In these political moments, there is often a desire to move toward realism or toward representation, at least. There is also often a desire to move toward text or concrete messaging. I'm curious if that impulse is something you're wrangling with as an artist.

Not quite, because I think the work I make has always had some sort of political slant to it. I don't also want to be so didactic and so "This is what it is." I want there to be some ambiguity, but I want that ambiguity to be easier for people to see. So if they are confronted with something they understand and recognize, and then when there is a little bit of confusion thrown in and then that thing becomes foreign, I I think that creates a moment where we get to reflect on what it is that we're seeing and how that is different from our understanding of what is real, in some sort of way.

When we think about the wall, it's this divider — a concrete, irreconcilable barrier between two others. This convergence in the middle that's happening that's not quite transparent and not quite opaque, either — can you walk me through that again?

In terms of what's happening materially?

There's almost a metaphysical thing going on.

So talking conceptually or formally?

Both.

Formally, you have a mirrored film that's a fifty-fifty film. It's not quite opaque, like you said; it's not quite transparent. Fifty percent of light will go in; fifty percent of light will be blocked. It's like that on both sides of the film. I chose that specifically because of the idea of how easy it is for us to say "This is good" or "This is bad" and create dualities. That material doesn't allow that. It allows things to be layered on top of each other, where you have not one of this or that but you have a combination of both. Then the image becomes complex, and the landscape as we know it then becomes complex.

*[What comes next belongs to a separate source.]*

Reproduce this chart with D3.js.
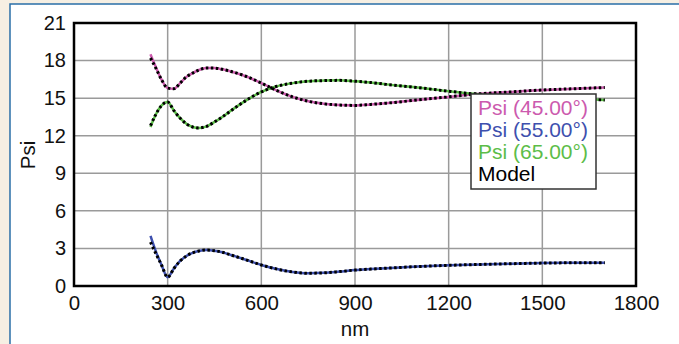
<!DOCTYPE html>
<html>
<head>
<meta charset="utf-8">
<script src="https://cdn.jsdelivr.net/npm/d3@7"></script>
<style>
  body { margin: 0; background: #f6efe3; }
  svg { display: block; font-family: "Liberation Sans", Arial, sans-serif; }
</style>
</head>
<body>
<script>
// wavelengths in nm
var wavelengths = [245, 260, 280, 300, 320, 340, 360, 380, 400, 425, 450, 475, 500, 550, 600, 650, 700, 750, 800, 850, 900, 950, 1000, 1100, 1200, 1300, 1400, 1500, 1600, 1700];

var psi45 = [18.5, 17.6, 16.5, 15.8, 15.75, 16.2, 16.7, 17.0, 17.25, 17.4, 17.4, 17.3, 17.15, 16.75, 16.2, 15.6, 15.1, 14.75, 14.55, 14.45, 14.42, 14.5, 14.6, 14.85, 15.1, 15.35, 15.5, 15.65, 15.75, 15.85];
var psi55 = [4.0, 2.9, 1.7, 0.7, 1.4, 2.0, 2.4, 2.65, 2.8, 2.87, 2.82, 2.7, 2.5, 2.1, 1.68, 1.35, 1.12, 1.02, 1.05, 1.15, 1.27, 1.35, 1.42, 1.55, 1.65, 1.72, 1.78, 1.83, 1.85, 1.85];
var psi65 = [12.7, 13.6, 14.4, 14.7, 14.0, 13.4, 12.95, 12.7, 12.62, 12.75, 13.1, 13.5, 13.95, 14.8, 15.5, 15.95, 16.2, 16.35, 16.4, 16.42, 16.35, 16.25, 16.1, 15.85, 15.55, 15.3, 15.15, 15.05, 14.95, 14.85];

var model45 = [18.2, 17.5, 16.5, 15.8, 15.75, 16.2, 16.7, 17.0, 17.25, 17.4, 17.4, 17.3, 17.15, 16.75, 16.2, 15.6, 15.1, 14.75, 14.55, 14.45, 14.42, 14.5, 14.6, 14.85, 15.1, 15.35, 15.5, 15.65, 15.75, 15.85];
var model55 = [3.5, 2.7, 1.7, 0.7, 1.4, 2.0, 2.4, 2.65, 2.8, 2.87, 2.82, 2.7, 2.5, 2.1, 1.68, 1.35, 1.12, 1.02, 1.05, 1.15, 1.27, 1.35, 1.42, 1.55, 1.65, 1.72, 1.78, 1.83, 1.85, 1.85];
var model65 = [12.8, 13.6, 14.4, 14.7, 14.0, 13.4, 12.95, 12.7, 12.62, 12.75, 13.1, 13.5, 13.95, 14.8, 15.5, 15.95, 16.2, 16.35, 16.4, 16.42, 16.35, 16.25, 16.1, 15.85, 15.55, 15.3, 15.15, 15.05, 14.95, 14.85];

var xTicks = [0, 300, 600, 900, 1200, 1500, 1800];
var yTicks = [0, 3, 6, 9, 12, 15, 18, 21];

var seriesNames = ["Psi (45.00°)", "Psi (55.00°)", "Psi (65.00°)", "Model"];
var seriesColors = ["#cc5aae", "#3e50ae", "#5cbd48", "#000"];

var width = 679, height = 344;
var margin = {left: 74, top: 23, right: 43, bottom: 58};

var svg = d3.select("body").append("svg")
    .attr("width", width)
    .attr("height", height);

// white panel with blue border
svg.append("rect")
    .attr("x", 10).attr("y", 4)
    .attr("width", width).attr("height", height)
    .attr("fill", "#fff")
    .attr("stroke", "#2a6fa8")
    .attr("stroke-width", 1.5);

var x = d3.scaleLinear().domain([0, 1800]).range([margin.left, width - margin.right]);
var y = d3.scaleLinear().domain([0, 21]).range([height - margin.bottom, margin.top]);

var g = svg.append("g");

// gridlines
g.append("g")
  .selectAll("line")
  .data(xTicks.slice(1, -1))
  .enter().append("line")
    .attr("x1", x).attr("x2", x)
    .attr("y1", y(0)).attr("y2", y(21))
    .attr("stroke", "#9a9a9a")
    .attr("stroke-width", 1.5);

g.append("g")
  .selectAll("line")
  .data(yTicks.slice(1, -1))
  .enter().append("line")
    .attr("y1", y).attr("y2", y)
    .attr("x1", x(0)).attr("x2", x(1800))
    .attr("stroke", "#9a9a9a")
    .attr("stroke-width", 1.5);

// axes
var xAxis = g.append("g")
    .attr("transform", "translate(0," + y(0) + ")")
    .call(d3.axisBottom(x).tickValues(xTicks).tickFormat(d3.format("d")).tickSize(0).tickPadding(9));
xAxis.select(".domain").remove();
xAxis.selectAll("text")
    .attr("font-size", 20.5)
    .attr("font-family", "Liberation Sans, Arial, sans-serif")
    .attr("fill", "#111");

var yAxis = g.append("g")
    .attr("transform", "translate(" + x(0) + ",0)")
    .call(d3.axisLeft(y).tickValues(yTicks).tickFormat(d3.format("d")).tickSize(0).tickPadding(8));
yAxis.select(".domain").remove();
yAxis.selectAll("text")
    .attr("font-size", 20)
    .attr("font-family", "Liberation Sans, Arial, sans-serif")
    .attr("fill", "#111");

// frame
g.append("rect")
    .attr("x", x(0)).attr("y", y(21))
    .attr("width", x(1800) - x(0))
    .attr("height", y(0) - y(21))
    .attr("fill", "none")
    .attr("stroke", "#000")
    .attr("stroke-width", 2.5);

// axis titles
svg.append("text")
    .attr("x", (x(0) + x(1800)) / 2)
    .attr("y", 336)
    .attr("text-anchor", "middle")
    .attr("font-size", 20.5)
    .attr("fill", "#111")
    .text("nm");

svg.append("text")
    .attr("transform", "translate(35," + 155 + ")rotate(-90)")
    .attr("text-anchor", "middle")
    .attr("font-size", 20.5)
    .attr("fill", "#111")
    .text("Psi");

// lines
var line = d3.line()
    .x(function(d, i) { return x(wavelengths[i]); })
    .y(function(d) { return y(d); })
    .curve(d3.curveMonotoneX);

var dataSeries = [psi45, psi55, psi65];
g.append("g")
  .selectAll("path")
  .data(dataSeries)
  .enter().append("path")
    .attr("d", line)
    .attr("fill", "none")
    .attr("stroke", function(d, i) { return seriesColors[i]; })
    .attr("stroke-width", 2.5);

g.append("g")
  .selectAll("path")
  .data([model45, model55, model65])
  .enter().append("path")
    .attr("d", line)
    .attr("fill", "none")
    .attr("stroke", "#000")
    .attr("stroke-width", 3)
    .attr("stroke-dasharray", "2.5,2.5");

// legend
var legend = svg.append("g").attr("transform", "translate(471,94)");
legend.append("rect")
    .attr("width", 125)
    .attr("height", 95)
    .attr("fill", "#fff")
    .attr("stroke", "#333")
    .attr("stroke-width", 1.5);

legend.selectAll("text")
  .data(seriesNames)
  .enter().append("text")
    .attr("x", 7)
    .attr("y", function(d, i) { return 21 + i * 22; })
    .attr("font-size", 21)
    .attr("fill", function(d, i) { return seriesColors[i]; })
    .text(function(d) { return d; });
</script>
</body>
</html>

When I think about it in terms of why I made it, I have friends who voted for Trump, who are very anti-immigrant, that I grew up with in El Paso, and I have friends who aren't like that, also. I think it's really important that people begin a discussion about not being one way or the other, but that it's about this really rich dialogue in the middle. It doesn't have to be a split between I'm right and you're wrong. It's about what our responsibility is to each other as humans to make things better. That's what I've been thinking about when making this.

"One-Way Mirror" is now on display as part of Mi Tierra at the Denver Art Museum. The exhibit of site-specific installations opens formally on Sunday, February 19, and will be on display through October 22.